When God prompts you to reach out to someone, it may be a turning point for them.
Posted in , Oct 7, 2016
We’re always encouraged to send cards and letters to those who are deployed. For my son, those written reminders from home meant a great deal.
But as his mother, I also received some much-needed encouragement from those who mailed cards and letters to me. I still have every one that I ever got. But one card in particular stands out in my mind.
The night before I received it had been rough. It had been almost two weeks since we’d heard from our son who was deployed in the Middle East. I’d awakened several times from nightmares and each one was worse than the last. Morning found me bleary-eyed, tearful and exhausted.

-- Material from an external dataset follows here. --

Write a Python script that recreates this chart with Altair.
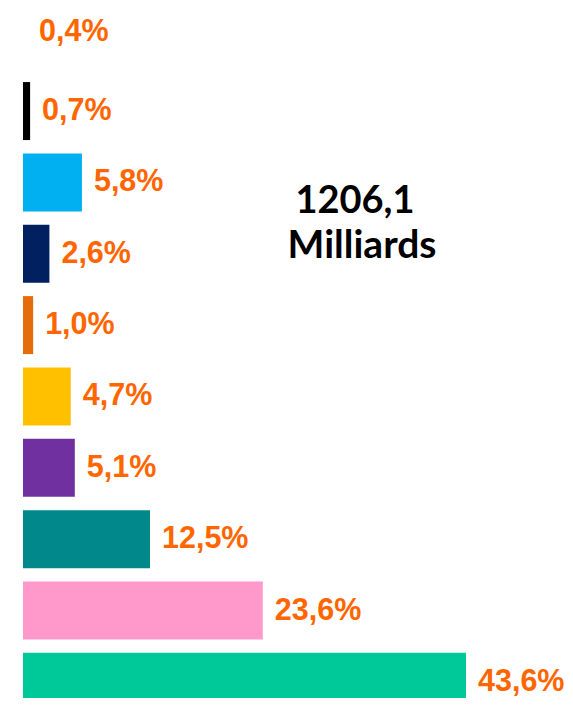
import altair as alt
import pandas as pd

values = [0.4, 0.7, 5.8, 2.6, 1.0, 4.7, 5.1, 12.5, 23.6, 43.6]
labels = ["0,4%", "0,7%", "5,8%", "2,6%", "1,0%", "4,7%", "5,1%", "12,5%", "23,6%", "43,6%"]
colors = ["#FFFFFF", "#000000", "#00B0F0", "#002060", "#E46C0A",
          "#FFC000", "#7030A0", "#00888A", "#FF99CC", "#00C999"]
total_lines = ["1206,1", "Milliards"]

df = pd.DataFrame({
    "idx": list(range(len(values))),
    "value": values,
    "label": labels,
    "color": colors,
})

W, H = 557, 690
px_per_unit = 10.16
x0 = 15
xdom = [-x0 / px_per_unit, (W - x0) / px_per_unit]
row_px = 72.4
y_first = 27.1
ydom = [-y_first / row_px, (H - y_first) / row_px]

x = alt.X("value:Q", scale=alt.Scale(domain=xdom, nice=False, zero=False), axis=None)
y = alt.Y("idx:Q", scale=alt.Scale(domain=ydom, reverse=True, nice=False, zero=False), axis=None)

bars = alt.Chart(df).mark_bar(orient="horizontal", size=58).encode(
    x=x, y=y,
    color=alt.Color("color:N", scale=None),
)

text_style = dict(align="left", baseline="middle", dx=12, font="Liberation Sans",
                  fontWeight="bold", fontSize=30.5, color="#FF6600")

text_top = alt.Chart(df).transform_filter(alt.datum.idx == 0).mark_text(
    dy=-8, **text_style
).encode(x=x, y=y, text="label:N")

text_rest = alt.Chart(df).transform_filter(alt.datum.idx > 0).mark_text(
    **text_style
).encode(x=x, y=y, text="label:N")

t1 = alt.Chart(pd.DataFrame({"t": [total_lines[0]]})).mark_text(
    align="center", baseline="alphabetic", font="Lato", fontWeight="bold",
    fontSize=38, color="#000000",
).encode(x=alt.value(347), y=alt.value(205), text="t:N")

t2 = alt.Chart(pd.DataFrame({"t": [total_lines[1]]})).mark_text(
    align="center", baseline="alphabetic", font="Lato", fontWeight="bold",
    fontSize=39, color="#000000",
).encode(x=alt.value(354), y=alt.value(250), text="t:N")

chart = alt.layer(bars, text_top, text_rest, t1, t2).properties(
    width=W, height=H, padding=0,
    autosize=alt.AutoSizeParams(type="none"),
).configure_view(stroke=None)

chart.save("out.html", embed_options={"renderer": "svg", "actions": False})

I’d spent the morning doing chores automatically and unable to get lunch past the lump in my throat. I’d settled for another cup of coffee and was staring out the front window when the postman deposited our mail. In hopes of a letter from our son, I raced to the mailbox.
In it were the usual assortment of flyers, bills and one small greeting card—addressed to me. The pristine condition of the pink envelope proved it wasn’t from our son. But seeing that someone had been thinking of me lifted my spirits.
Inside was just a short note. A woman in our church who I didn’t know very well had sent it. She wanted me to know she was praying for our son, and that she was praying for my momma’s heart. She included this verse, printed neatly on a separate card:
"It will also come to pass that before they call, I will answer; and while they are still speaking, I will hear.” (Isaiah 65:24, NASB)
That was a turning point for me. Later that evening our son called and assured us he was fine. I taped that card to my bathroom mirror, and it brought me comfort and peace every time I saw it.
I learned a valuable lesson that day. We don’t know why God’s Spirit prompts us to reach out to others. But we can rest in the fact that we should follow His leading and leave the timing to Him.